Set in pre-colonial Ghana, The Hundred Wells of Salaga chronicles the lives of two women: Amina and Wurche. Amina’s peaceful life is mercilessly interrupted when she is separated from her home, turning her into a resilient woman from the daydreamer she was. Wurche is a strong- willed daughter of a chief determined to play an important role in her father’s court.

Salaga is a busy town in northern Ghana, used as a slave-trading centre. 100 wells have been built there for washing slaves before they’re sold.

As infighting erupts among Wurche’s people during the slave trade period at the end of the 19th century, the two women find their lives converging. The book explores how the colonialists’ scramble for Africa affected the lives of ordinary people.
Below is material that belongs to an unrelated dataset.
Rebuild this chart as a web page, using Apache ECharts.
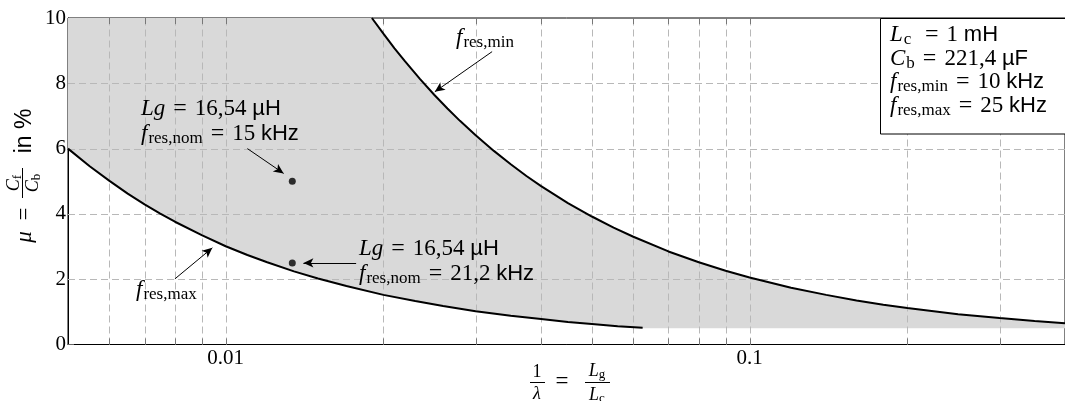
<!DOCTYPE html>
<html>
<head>
<meta charset="utf-8">
<script src="https://cdn.jsdelivr.net/npm/echarts@6/dist/echarts.min.js"></script>
<style>
html, body { margin: 0; padding: 0; background: #fff; }
#chart { width: 1065px; height: 401px; }
</style>
</head>
<body>
<div id="chart"></div>
<script>
// curves (x = Lg/Lc, mu in %)
var fMaxX = [0.005, 0.0055, 0.006, 0.0065, 0.007, 0.0075, 0.008, 0.009, 0.01, 0.011, 0.012, 0.0135, 0.015, 0.017, 0.02, 0.023, 0.026, 0.03, 0.035, 0.04, 0.045, 0.05, 0.056, 0.0625]
var fMaxMu = [6.00, 5.46, 5.01, 4.62, 4.29, 4.01, 3.76, 3.35, 3.01, 2.74, 2.52, 2.24, 2.02, 1.79, 1.52, 1.33, 1.18, 1.02, 0.88, 0.78, 0.69, 0.63, 0.56, 0.51]
var fMinX = [0.01901, 0.02, 0.021, 0.022, 0.0235, 0.025, 0.0265, 0.028, 0.03, 0.0325, 0.035, 0.0375, 0.04, 0.045, 0.05, 0.055, 0.06, 0.07, 0.08, 0.09, 0.1, 0.12, 0.14, 0.16, 0.18, 0.2, 0.25, 0.3, 0.35, 0.4]
var fMinMu = [10.0, 9.52, 9.07, 8.67, 8.13, 7.65, 7.23, 6.85, 6.41, 5.93, 5.52, 5.16, 4.85, 4.33, 3.92, 3.58, 3.30, 2.85, 2.52, 2.26, 2.05, 1.74, 1.52, 1.35, 1.22, 1.12, 0.93, 0.81, 0.72, 0.65]
var bandCeil = 10
var bandFloor = 0.5
var nomX = [0.0134, 0.0134]
var nomMu = [5.0, 2.5]

// axes
var xMin = 0.005
var xMax = 0.4
var xGridVals = [0.006, 0.007, 0.008, 0.009, 0.01, 0.02, 0.03, 0.04, 0.05, 0.06, 0.07, 0.08, 0.09, 0.1, 0.2, 0.3]
var xTickVals = [0.01, 0.1]
var xTickLabels = ['0.01', '0.1']
var yGridVals = [2, 4, 6, 8]

// annotation arrows [from, to] in data units
var arrows = [
  [[0.0110, 6.0], [0.0129, 5.24]],
  [[0.01774, 2.5], [0.01407, 2.5]],
  [[0.0080, 2.01], [0.00943, 2.96]],
  [[0.03225, 8.97], [0.02507, 7.74]]
]

var SERIF = '"Liberation Serif", serif'
var SANS = '"Liberation Sans", sans-serif'
var GRIDCOL = '#b8b8b8'

var rich = {
  m: { fontFamily: SERIF, fontStyle: 'italic', fontSize: 23, color: '#000' },
  r: { fontFamily: SERIF, fontSize: 23, color: '#000' },
  e: { fontFamily: SERIF, fontSize: 24, color: '#000', padding: [0, 8, 0, 8] },
  s: { fontFamily: SERIF, fontSize: 17, color: '#000', padding: [10, 0, 0, 1] },
  u: { fontFamily: SANS, fontSize: 22, color: '#000' }
}
var richSmall = {
  m: { fontFamily: SERIF, fontStyle: 'italic', fontSize: 18, color: '#000' },
  r: { fontFamily: SERIF, fontSize: 18, color: '#000' },
  s: { fontFamily: SERIF, fontSize: 13, color: '#000', padding: [7, 0, 0, 0] }
}

function txt (x, y, text, opts) {
  return {
    type: 'text', x: x, y: y, z: 120,
    style: Object.assign({ text: text, rich: rich, align: 'left', verticalAlign: 'middle', fill: '#000' }, opts || {})
  }
}

function zip (a, b) {
  return a.map(function (v, i) { return [v, b[i]] })
}

var chart = echarts.init(document.getElementById('chart'))

var option = {
  animation: false,
  grid: { left: 68, top: 18, right: -7, bottom: 56.5, show: true, borderColor: '#000', borderWidth: 1, backgroundColor: 'transparent' },
  xAxis: {
    type: 'log', logBase: 10, min: xMin, max: xMax,
    axisLine: { lineStyle: { color: '#000', width: 1 } },
    axisTick: { show: false },
    splitLine: { show: false },
    axisLabel: {
      color: '#000', fontFamily: SERIF, fontSize: 21, margin: 3,
      showMinLabel: false, showMaxLabel: false,
      formatter: function (v) {
        for (var i = 0; i < xTickVals.length; i++) {
          if (Math.abs(v / xTickVals[i] - 1) < 1e-6) return xTickLabels[i]
        }
        return ''
      }
    }
  },
  yAxis: {
    type: 'value', min: 0, max: 10, interval: 2,
    axisLine: { show: true, lineStyle: { color: '#000', width: 1 } },
    axisTick: { show: true, inside: true, length: 6, lineStyle: { color: '#666' } },
    splitLine: { show: false },
    axisLabel: { color: '#000', fontFamily: SERIF, fontSize: 21, margin: 2 }
  },
  series: [
    {
      // shaded feasible region
      type: 'custom', z: 1, silent: true,
      data: [[xMin, bandCeil]],
      renderItem: function (params, api) {
        var pts = []
        var i
        pts.push(api.coord([fMaxX[0], bandCeil]))
        pts.push(api.coord([fMinX[0], bandCeil]))
        for (i = 0; i < fMinX.length; i++) pts.push(api.coord([fMinX[i], fMinMu[i]]))
        pts.push(api.coord([fMinX[fMinX.length - 1], bandFloor]))
        pts.push(api.coord([fMaxX[fMaxX.length - 1], bandFloor]))
        for (i = fMaxX.length - 1; i >= 0; i--) pts.push(api.coord([fMaxX[i], fMaxMu[i]]))
        return { type: 'polygon', shape: { points: pts }, style: { fill: '#d9d9d9' } }
      }
    },
    {
      // vertical grid + minor ticks
      type: 'custom', z: 2, silent: true,
      data: xGridVals.map(function (v) { return [v, 0] }),
      renderItem: function (params, api) {
        var cs = params.coordSys
        var x = Math.round(api.coord([api.value(0), 0])[0]) + 0.5
        var b = cs.y + cs.height
        return {
          type: 'group',
          children: [
            { type: 'line', shape: { x1: x, y1: b, x2: x, y2: cs.y }, style: { stroke: GRIDCOL, lineWidth: 1, lineDash: [7, 4] } },
            { type: 'line', shape: { x1: x, y1: b, x2: x, y2: b - 6 }, style: { stroke: '#777', lineWidth: 1 } },
            { type: 'line', shape: { x1: x, y1: cs.y, x2: x, y2: cs.y + 6 }, style: { stroke: '#777', lineWidth: 1 } }
          ]
        }
      }
    },
    {
      // horizontal grid
      type: 'custom', z: 2, silent: true,
      data: yGridVals.map(function (v) { return [xMin, v] }),
      renderItem: function (params, api) {
        var cs = params.coordSys
        var y = Math.round(api.coord([xMin, api.value(1)])[1]) + 0.5
        return { type: 'line', shape: { x1: cs.x, y1: y, x2: cs.x + cs.width, y2: y }, style: { stroke: GRIDCOL, lineWidth: 1, lineDash: [7, 4] } }
      }
    },
    {
      name: 'fres,max', type: 'line', z: 3, silent: true, showSymbol: false,
      data: zip(fMaxX, fMaxMu),
      lineStyle: { color: '#000', width: 2 }
    },
    {
      name: 'fres,min', type: 'line', z: 3, silent: true, showSymbol: false,
      data: zip(fMinX, fMinMu),
      lineStyle: { color: '#000', width: 2 }
    },
    {
      name: 'nominal', type: 'scatter', z: 4, silent: true,
      data: zip(nomX, nomMu),
      symbolSize: 7,
      itemStyle: { color: '#000' },
      markLine: {
        silent: true, animation: false,
        symbol: ['none', 'arrow'], symbolSize: [7, 10],
        label: { show: false },
        lineStyle: { color: '#000', width: 1, type: 'solid' },
        data: arrows.map(function (a) { return [{ coord: a[0] }, { coord: a[1] }] })
      }
    }
  ],
  graphic: [
    // parameter box
    { type: 'rect', z: 110, shape: { x: 880.5, y: 18.5, width: 220, height: 115.5 }, style: { fill: '#fff', stroke: '#000', lineWidth: 1 } },
    txt(890, 35, '{m|L}{s|c}{r| }{e|=}{r|1 }{u|mH}'),
    txt(890, 58.5, '{m|C}{s|b}{e|=}{r|221,4 }{u|µF}'),
    txt(890, 82, '{m|f}{s|res,min}{e|=}{r|10 }{u|kHz}'),
    txt(890, 105.5, '{m|f}{s|res,max}{e|=}{r|25 }{u|kHz}'),

    // annotations
    txt(141, 109, '{m|Lg}{e|=}{r|16,54 }{u|µH}'),
    txt(141, 134, '{m|f}{s|res,nom}{e|=}{r|15 }{u|kHz}'),
    txt(359, 249, '{m|Lg}{e|=}{r|16,54 }{u|µH}'),
    txt(359, 273.5, '{m|f}{s|res,nom}{e|=}{r|21,2 }{u|kHz}'),
    txt(136, 290, '{m|f}{s|res,max}'),
    txt(456, 38, '{m|f}{s|res,min}'),

    // x axis title: 1/lambda = Lg/Lc
    txt(537, 372, '{r|1}', { rich: richSmall, align: 'center' }),
    { type: 'line', z: 120, shape: { x1: 530, y1: 382.5, x2: 545, y2: 382.5 }, style: { stroke: '#000', lineWidth: 1 } },
    txt(537, 394, '{m|λ}', { rich: richSmall, align: 'center' }),
    txt(562, 382, '{r|=}', { align: 'center' }),
    txt(597, 371, '{m|L}{s|g}', { rich: richSmall, align: 'center' }),
    { type: 'line', z: 120, shape: { x1: 585, y1: 382.5, x2: 610, y2: 382.5 }, style: { stroke: '#000', lineWidth: 1 } },
    txt(597, 395, '{m|L}{s|c}', { rich: richSmall, align: 'center' }),

    // y axis title: mu = Cf/Cb in %
    {
      type: 'group', x: 25, y: 175, rotation: Math.PI / 2, z: 120,
      children: [
        { type: 'text', x: -62, y: 0, style: { text: 'μ', font: 'italic 23px "Liberation Serif"', align: 'center', verticalAlign: 'middle', fill: '#000' } },
        { type: 'text', x: -39, y: 0, style: { text: '=', font: '23px "Liberation Serif"', align: 'center', verticalAlign: 'middle', fill: '#000' } },
        { type: 'text', x: -8, y: -11, style: { text: '{m|C}{s|f}', rich: richSmall, align: 'center', verticalAlign: 'middle', fill: '#000' } },
        { type: 'line', shape: { x1: -23, y1: -2.5, x2: 7, y2: -2.5 }, style: { stroke: '#000', lineWidth: 1 } },
        { type: 'text', x: -8, y: 8, style: { text: '{m|C}{s|b}', rich: richSmall, align: 'center', verticalAlign: 'middle', fill: '#000' } },
        { type: 'text', x: 44, y: 0, style: { text: 'in %', font: '23px "Liberation Sans"', align: 'center', verticalAlign: 'middle', fill: '#000' } }
      ]
    }
  ]
}

chart.setOption(option)
</script>
</body>
</html>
Attah makes the novel unique by emphasising often overlooked distinctions of religion, language and status. The book takes on a new perspective as it complicates the idea of what “African history” is, unlike the film Black Panther for example, which mixed ethnicities and cultures for the sake of spectacle.

The book was published mid this month, grab yourself a copy while it’s still fresh off the press.

Ayesha grew up in Accra and was educated at Mount Holyoke College, Columbia University, and New York University. She has written pieces for the New York Times Magazine, Asymptote Magazine, and the Caine Prize Writers’ 2010 Anthology. Her debut novel, Harmattan Rain, (Per Ankh Publishers) was nominated for the Commonwealth Writers’ Prize in 2010.

Some of the awards she has won include the 2016 Miles Morland Foundation Scholarship for non-fiction. Ayesha is a 2014 Africa Centre Artists in Residency Award Laureate and Instituto Sacatar Fellow. She lives in Senegal. The Hundred Wells of Salaga is her third novel.